LIMA — The new state budget is a massive document, so Allen County Commissioner Jay Begg doesn’t have it all read quite yet.
But what he keeps finding — lost revenue and unfunded mandates — he doesn’t like.
The 2014-15 state budget does not restore major cuts made to local government funds. New casino tax revenue has taken away some of that sting for counties, but instead of being additional revenue, it’s more of a wash. Most cities, other than the four host cities with casinos, have experienced only the cuts in local government funding, along with other cuts, such as the elimination of the estate tax.
The new budget requires counties to create a lifetime dog license, Begg said, but provides no means to do so. It’s an example of an unfunded mandate, and it's a headache.
“In theory, it sounds really good. If you got the bugs worked out, maybe you’d say, 'Well, why didn’t we do this a long time ago?' In reality, it will cause us to expend more funds, and it will provide enforcement challenges,” said Begg, a Republican. “We have an issue just getting our dogs licensed, period. The county association tried to get it changed, and we were unsuccessful.”
The cuts have made local governments work in collaborative ways, Begg said, adding that he believes that is a positive. However, local government fund cuts have hurt in much larger ways, Begg said. The county is in negotiations currently with a sheriff’s union and has no money for raises.

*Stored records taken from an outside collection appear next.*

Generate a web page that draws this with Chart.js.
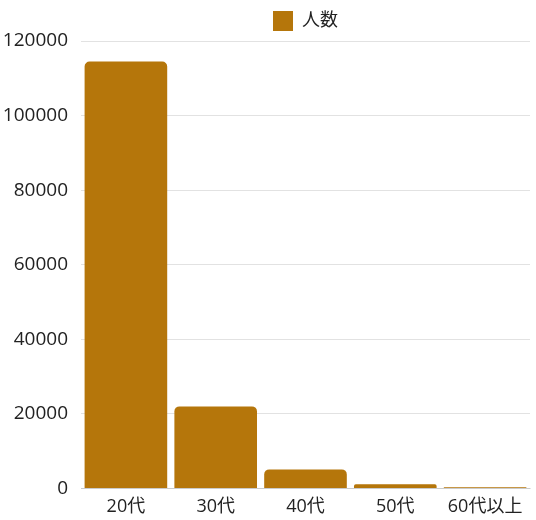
<!DOCTYPE html>
<html>
<head>
<meta charset="utf-8">
<script src="https://cdn.jsdelivr.net/npm/chart.js@4"></script>
<style>
  html, body { margin: 0; padding: 0; background: #fff; }
  #wrap { width: 536px; height: 520px; }
</style>
</head>
<body>
<div id="wrap"><canvas id="chart"></canvas></div>
<script>
const categories = ["20代", "30代", "40代", "50代", "60代以上"];
const counts = [114500, 22000, 5100, 1100, 300];
const seriesLabel = "人数";
const yTicks = [0, 20000, 40000, 60000, 80000, 100000, 120000];

Chart.defaults.font.family = "'Open Sans', 'Noto Sans CJK JP', sans-serif";
Chart.defaults.font.size = 18;
Chart.defaults.color = "#222";

// center the legend over the plot area rather than the whole canvas
const legendOverArea = {
    id: "legendOverArea",
    afterLayout(chart) {
        chart.legend.left = chart.chartArea.left;
        chart.legend.right = chart.chartArea.right;
    }
};

const ctx = document.getElementById("chart").getContext("2d");
new Chart(ctx, {
    type: "bar",
    data: {
        labels: categories,
        datasets: [{
            label: seriesLabel,
            data: counts,
            backgroundColor: "#b5760b",
            borderRadius: 5,
            categoryPercentage: 1,
            barPercentage: 0.92
        }]
    },
    plugins: [legendOverArea],
    options: {
        responsive: true,
        maintainAspectRatio: false,
        animation: false,
        layout: { padding: { right: 6, left: 3, bottom: 2 } },
        plugins: {
            legend: {
                labels: { boxWidth: 20, boxHeight: 20, padding: 11 }
            }
        },
        scales: {
            x: {
                grid: { display: false },
                ticks: { padding: 0 }
            },
            y: {
                min: 0,
                max: yTicks[yTicks.length - 1],
                afterBuildTicks: (axis) => {
                    axis.ticks = yTicks.map(v => ({ value: v }));
                },
                afterFit: (axis) => {
                    axis.width = 78;
                },
                border: { display: false },
                grid: { color: "#e2e2e2", drawTicks: false },
                ticks: { padding: 13, font: { size: 19 }, callback: (v) => String(v) }
            }
        }
    }
});
</script>
</body>
</html>
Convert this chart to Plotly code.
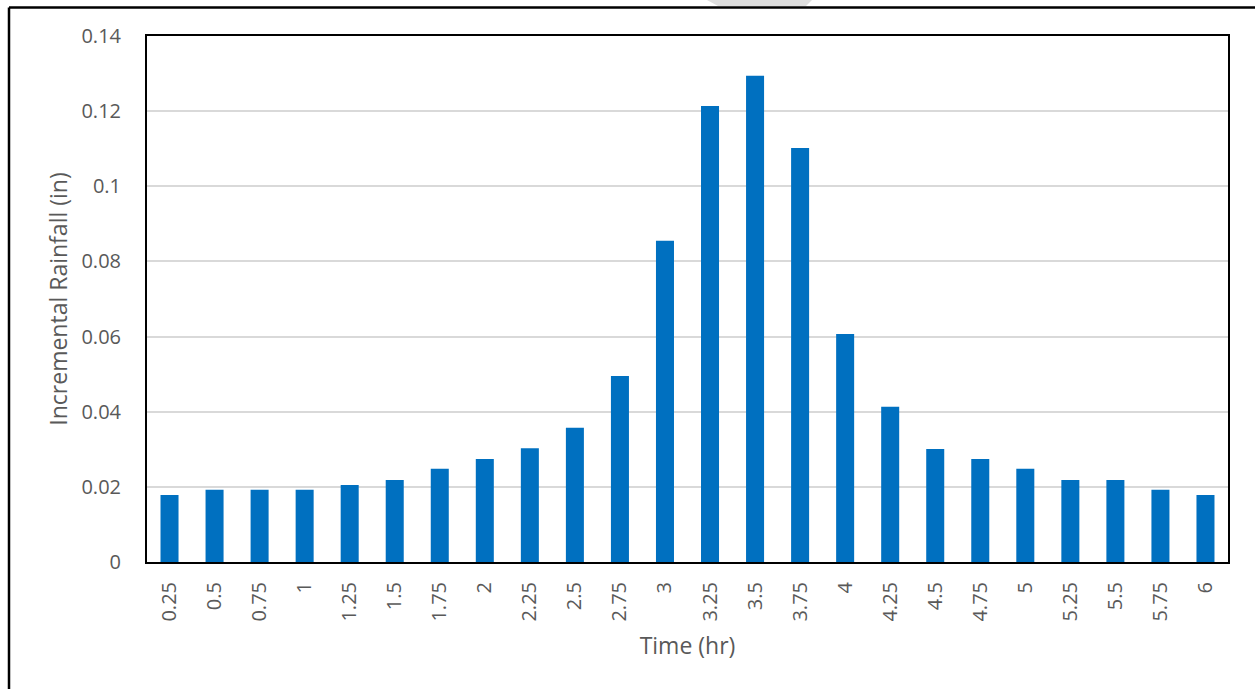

“We haven’t given raises for too long, even though the cost of living has skyrocketed and is increasing every day,” Begg said. “We lose entry-level people who can find a better job, and we lose top-level people and their expertise because someone else can offer them more income. That’s a problem. If this is the new normal, are we going to be able to get good people and keep them working for us? The county employs 1,100 people.”
Officials in the Republican-led Legislature and Gov. John Kasich, also a Republican, hailed the $62 billion budget’s income tax cut, new funding formula for schools and universities and school voucher expansion. The 2014-15 budget shows a small increase in the Local Government Fund over the previous budget. However, a report from liberal think-tank Policy Matters Ohio shows an overall picture, including new casino revenue, and all cuts show a loss of $1.4 billion for local governments in Kasich’s two budgets.
“This budget is about opportunity for Ohioans,” said Senate President Keith Faber, R-Celina, told the Columbus Dispatch. "Almost all of the new spending in this budget falls into Medicaid and K-12 education.”
The budget phases in a tax plan that will result in a nearly $3 billion cut in the next three years, starting with an 8.5 percent cut this year. The budget also includes an income tax cut that results in a 50 percent income tax deduction on the first $250,000 of income for business owners.
Rep. Matt Huffman, R-Lima, who is second in leadership in the Ohio House, said the income tax is punitive, and a state should make it as small as possible to spur growth.
The cuts amount to reneging on a promise to Ohio residents, Lima Mayor David Berger said. Decades ago, to sell the idea of any income tax at all, the state pledged a specific percentage set aside for local communities and local government needs. It’s the reason there is a Local Government Fund at all.
Republicans in Columbus have shredded the fund, and the promise, to pay for a tax cut for the wealthy, Berger said.
“They’re deliberately starving local governments and public services at the local level. It’s unconscionable,” Berger said. “They’re trying to establish it as the new normal, and I don’t believe that any local government official will accept that. Mr. Huffman and Mr. Faber are in leadership roles on this, and they have repudiated a decades-old relationship between the state and local governments, and that is having consequences of reducing the number of people available to provide local services and the quality of those services.”